→ **Material**
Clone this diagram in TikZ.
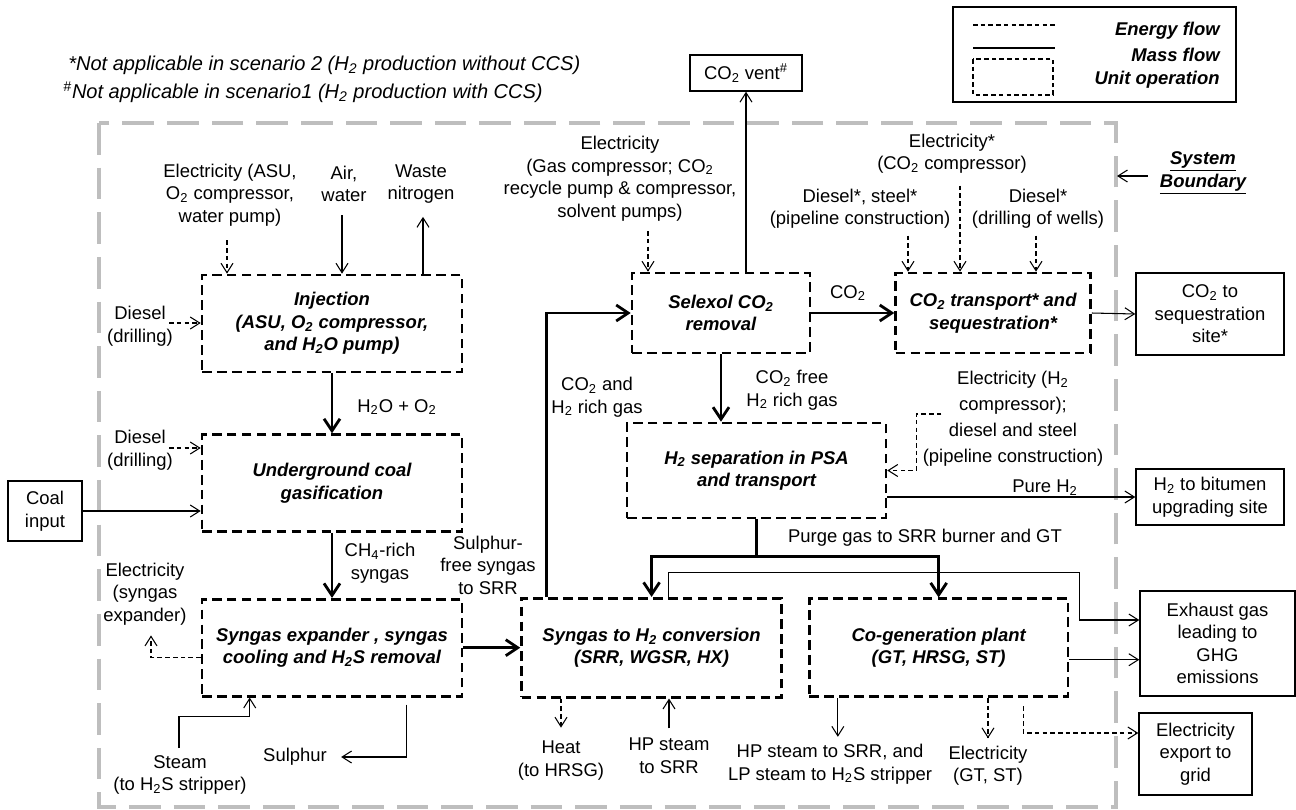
\documentclass[tikz,border=0pt]{standalone}
\usepackage{fontspec}
\setmainfont{Liberation Sans}
\usepackage{tikz}
\usetikzlibrary{arrows.meta,positioning,calc}
\definecolor{bndgray}{RGB}{190,190,190}
\newcommand{\mysize}{\fontsize{10.5}{12.8}\selectfont}
\newcommand{\notesize}{\fontsize{11.4}{13.5}\selectfont}
\newcommand{\htwo}{H\textsubscript{2}}
\newcommand{\cotwo}{CO\textsubscript{2}}

\begin{document}
\begin{tikzpicture}[
  x=0.02cm, y=-0.02cm,
  font=\mysize,
  unitop/.style={draw, line width=1.5pt, dash pattern=on 5.5pt off 3pt, align=center, font=\mysize\bfseries\itshape, minimum width=5.2cm, minimum height=1.94cm, inner sep=1pt},
  outbox/.style={draw, line width=0.8pt, align=center, inner sep=1pt},
  lbl/.style={align=center, inner sep=0pt},
  massflow/.style={-{Straight Barb[length=1.9mm,width=2.4mm]}, line width=0.6pt},
  mainflow/.style={-{Straight Barb[length=2.4mm,width=3.2mm]}, line width=1.6pt},
  energyflow/.style={-{Straight Barb[length=1.9mm,width=2.4mm]}, line width=0.6pt, dash pattern=on 2.6pt off 1.8pt},
  boundary/.style={draw=bndgray, line width=2.3pt, dash pattern=on 18pt off 7.4pt}
]
\useasboundingbox (0,0) rectangle (1296,809);

\draw[boundary] (99,123) coordinate (bnw) rectangle (1116,807) coordinate (bse);

\node[lbl, anchor=west, font=\notesize\itshape] (notea) at (68,65) {*Not applicable in scenario 2 (\htwo{} production without CCS)};
\node[lbl, anchor=west, font=\notesize\itshape] (noteb) at (63,92) {\textsuperscript{\#}Not applicable in scenario1 (\htwo{} production with CCS)};

\node[outbox, minimum width=5.66cm, minimum height=1.9cm] (legend) at (1094.5,54.5) {};
\draw[line width=0.6pt, dash pattern=on 2.6pt off 1.8pt] (973,25) -- (1055,25);
\draw[line width=0.6pt] (973,48) -- (1055,48);
\draw[line width=0.6pt, dash pattern=on 2.6pt off 1.8pt] (973,59) rectangle (1053,95);
\node[lbl, anchor=east, font=\mysize\bfseries\itshape] (lgenergy) at (1220,31) {Energy flow};
\node[lbl, anchor=east, font=\mysize\bfseries\itshape] (lgmass) at (1220,55) {Mass flow};
\node[lbl, anchor=east, font=\mysize\bfseries\itshape] (lgunit) at (1220,80) {Unit operation};

\node[unitop] (inj) at (332,323.5) {Injection\\(ASU, O\textsubscript{2} compressor,\\and \htwo{}O pump)};
\node[unitop, below=1.2cm of inj] (ucg) {Underground coal\\gasification};
\node[unitop, below=1.3cm of ucg] (sx) {Syngas expander , syngas\\cooling and \htwo{}S removal};
\node[unitop, minimum height=1.98cm, right=1.14cm of sx] (conv) {Syngas to \htwo{} conversion\\(SRR, WGSR, HX)};
\node[unitop, minimum width=5.18cm, minimum height=1.96cm, right=0.5cm of conv] (cogen) {Co-generation plant\\(GT, HRSG, ST)};
\node[unitop, minimum width=3.56cm, minimum height=1.6cm] (sel) at (721,313) {Selexol \cotwo\\removal};
\node[unitop, minimum width=3.9cm, minimum height=1.6cm, right=1.66cm of sel] (co2t) {\cotwo{} transport* and\\sequestration*};
\node[unitop, minimum width=5.18cm, minimum height=1.9cm] (psa) at (756.5,470.5) {\htwo{} separation in PSA\\and transport};

\node[outbox, minimum width=1.48cm, minimum height=1.2cm] (coal) at (45,511) {Coal\\input};
\node[outbox, minimum width=2.24cm, minimum height=0.72cm] (vent) at (746,73) {\cotwo{} vent\textsuperscript{\#}};
\node[outbox, minimum width=2.96cm, minimum height=1.64cm] (seqsite) at (1210,314) {\cotwo{} to\\sequestration\\site*};
\node[outbox, minimum width=2.96cm, minimum height=1.12cm] (bitumen) at (1210,497) {\htwo{} to bitumen\\upgrading site};
\node[outbox, minimum width=3.1cm, minimum height=2.1cm] (exhaust) at (1217.5,643.5) {Exhaust gas\\leading to\\GHG\\emissions};
\node[outbox, minimum width=2.26cm, minimum height=1.64cm] (export) at (1195.5,754) {Electricity\\export to\\grid};

\node[lbl] (elasu) at (230,195) {Electricity (ASU,\\O\textsubscript{2} compressor,\\water pump)};
\node[lbl] (air) at (344,184) {Air,\\water};
\node[lbl] (waste) at (421,184) {Waste\\nitrogen};
\node[lbl] (diesela) at (140,326) {Diesel\\(drilling)};
\node[lbl] (dieselb) at (140,450) {Diesel\\(drilling)};
\node[lbl] (h2oo2) at (397,407) {\htwo{}O + O\textsubscript{2}};
\node[lbl] (ch4) at (380,563) {CH\textsubscript{4}-rich\\syngas};
\node[lbl] (elexp) at (145,594) {Electricity\\(syngas\\expander)};
\node[lbl] (steam) at (180,775) {Steam\\(to \htwo{}S stripper)};
\node[lbl] (sulphur) at (295,757) {Sulphur};
\node[lbl] (sfree) at (488,565) {Sulphur-\\free syngas\\to SRR};
\node[lbl] (co2rich) at (597,397) {\cotwo{} and\\\htwo{} rich gas};
\node[lbl] (elsel) at (620,178.5) {Electricity\\(Gas compressor; \cotwo\\recycle pump \& compressor,\\solvent pumps)};
\node[lbl] (co2lbl) at (848,293) {\cotwo};
\node[lbl] (co2free) at (792,390) {\cotwo{} free\\\htwo{} rich gas};
\node[lbl] (elco2) at (952,153.5) {Electricity*\\(\cotwo{} compressor)};
\node[lbl] (dsteel) at (860,208.5) {Diesel*, steel*\\(pipeline construction)};
\node[lbl] (dwells) at (1038,208.5) {Diesel*\\(drilling of wells)};
\node[lbl] (elh2) at (1013,418.5) {Electricity (\htwo\\[2pt]compressor);\\[2pt]diesel and steel\\[2pt](pipeline construction)};
\node[lbl] (pureh2) at (1045,488) {Pure \htwo};
\node[lbl] (purge) at (925,538) {Purge gas to SRR burner and GT};
\node[lbl] (heat) at (561,760.5) {Heat\\(to HRSG)};
\node[lbl] (hpsteam) at (669,755.5) {HP steam\\to SRR};
\node[lbl] (hplp) at (830,764) {HP steam to SRR, and\\LP steam to \htwo{}S stripper};
\node[lbl] (elgt) at (988,765.5) {Electricity\\(GT, ST)};
\node[lbl, font=\mysize\bfseries\itshape] (sysb) at (1203,173) {\underline{System}\\\underline{Boundary}};

\draw[energyflow] ($(elasu.south)+(-3,14)$) -- ($(elasu.south |- inj.north)+(-3,0)$);
\draw[massflow] ($(air.south)+(-2,13)$) -- ($(air.south |- inj.north)+(-2,0)$);
\draw[massflow] ($(inj.north -| waste.south)+(2,0)$) -- ($(waste.south)+(2,13)$);
\draw[energyflow] ($(diesela.east)+(-4,-3)$) -- ($(diesela.east -| inj.west)+(0,-3)$);
\draw[mainflow] (inj) -- (ucg);
\draw[energyflow] ($(dieselb.east)+(-4,-2)$) -- ($(dieselb.east -| ucg.west)+(0,-2)$);
\draw[massflow] (coal.east) -- (coal.east -| ucg.west);
\draw[mainflow] (ucg) -- (sx);
\draw[energyflow] ($(sx.west)+(0,10)$) -| ($(elexp.south)+(6,10)$);
\draw[massflow] ($(steam.north)+(-1,-7)$) -- ++(0,-32) -| ($(sx.south west)+(49,0)$);
\draw[massflow] ($(sx.south west)+(206,7)$) |- ($(sulphur.east)+(14,0)$);
\draw[mainflow] (sx) -- (conv);
\draw[mainflow] ($(conv.north west)+(26,0)$) |- (sel.west);
\draw[mainflow] (sel.south) -- (sel.south |- psa.north);
\draw[massflow] (vent.south |- sel.north) -- (vent.south);
\draw[energyflow] ($(elsel.south)+(28,10)$) -- ($(elsel.south |- sel.north)+(28,0)$);
\draw[mainflow] (sel.east) -- (co2t.west);
\draw[energyflow] ($(elco2.south)+(8,12)$) -- ($(elco2.south |- co2t.north)+(8,0)$);
\draw[energyflow] ($(dsteel.south)+(48,7)$) -- ($(dsteel.south |- co2t.north)+(48,0)$);
\draw[energyflow] ($(dwells.south)+(-2,7)$) -- ($(dwells.south |- co2t.north)+(-2,0)$);
\draw[massflow] (co2t.east) -- (seqsite.west);
\draw[massflow] (psa.east |- bitumen.west) -- (bitumen.west);
\draw[energyflow] ($(elh2.west)+(19,-4.5)$) -| ($(psa.east)+(29,0)$) -- (psa.east);
\draw[mainflow, -] (psa.south) -- ++(0,37) coordinate (purgej);
\draw[mainflow] (purgej) -| (conv.north);
\draw[mainflow] (purgej) -| (cogen.north);
\draw[massflow] ($(conv.north)+(17,0)$) -- ++(0,-24) -| ($(exhaust.west)+(-60,-23.5)$) -- ($(exhaust.west)+(0,-23.5)$);
\draw[massflow] ($(cogen.east)+(0,12)$) -- ($(cogen.east -| exhaust.west)+(0,12)$);
\draw[energyflow] (heat.north |- conv.south) -- ($(heat.north)+(0,-13)$);
\draw[massflow] ($(hpsteam.north)+(0,-9)$) -- (hpsteam.north |- conv.south);
\draw[massflow] ($(cogen.south west)+(30,0)$) coordinate (hpx) -- ($(hpx |- hplp.north)+(0,-7)$);
\draw[energyflow] (elgt.north |- cogen.south) -- ($(elgt.north)+(0,-7)$);
\draw[energyflow] ($(cogen.south)+(84.5,8)$) |- ($(export.west)+(0,-21)$);
\draw[massflow] ($(sysb.west)+(-12,3)$) -- ($(sysb.west -| bse)+(1,3)$);
\end{tikzpicture}
\end{document}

→ **What is needed**
Write out an exact copy of the listing, first line through the line containing "anchor=west, font=\notesize\itshape] (noteb)", with the pictures left out.

→ **Output of the task**
Clone this diagram in TikZ.
\documentclass[tikz,border=0pt]{standalone}
\usepackage{fontspec}
\setmainfont{Liberation Sans}
\usepackage{tikz}
\usetikzlibrary{arrows.meta,positioning,calc}
\definecolor{bndgray}{RGB}{190,190,190}
\newcommand{\mysize}{\fontsize{10.5}{12.8}\selectfont}
\newcommand{\notesize}{\fontsize{11.4}{13.5}\selectfont}
\newcommand{\htwo}{H\textsubscript{2}}
\newcommand{\cotwo}{CO\textsubscript{2}}

\begin{document}
\begin{tikzpicture}[
  x=0.02cm, y=-0.02cm,
  font=\mysize,
  unitop/.style={draw, line width=1.5pt, dash pattern=on 5.5pt off 3pt, align=center, font=\mysize\bfseries\itshape, minimum width=5.2cm, minimum height=1.94cm, inner sep=1pt},
  outbox/.style={draw, line width=0.8pt, align=center, inner sep=1pt},
  lbl/.style={align=center, inner sep=0pt},
  massflow/.style={-{Straight Barb[length=1.9mm,width=2.4mm]}, line width=0.6pt},
  mainflow/.style={-{Straight Barb[length=2.4mm,width=3.2mm]}, line width=1.6pt},
  energyflow/.style={-{Straight Barb[length=1.9mm,width=2.4mm]}, line width=0.6pt, dash pattern=on 2.6pt off 1.8pt},
  boundary/.style={draw=bndgray, line width=2.3pt, dash pattern=on 18pt off 7.4pt}
]
\useasboundingbox (0,0) rectangle (1296,809);

\draw[boundary] (99,123) coordinate (bnw) rectangle (1116,807) coordinate (bse);

\node[lbl, anchor=west, font=\notesize\itshape] (notea) at (68,65) {*Not applicable in scenario 2 (\htwo{} production without CCS)};
\node[lbl, anchor=west, font=\notesize\itshape] (noteb) at (63,92) {\textsuperscript{\#}Not applicable in scenario1 (\htwo{} production with CCS)};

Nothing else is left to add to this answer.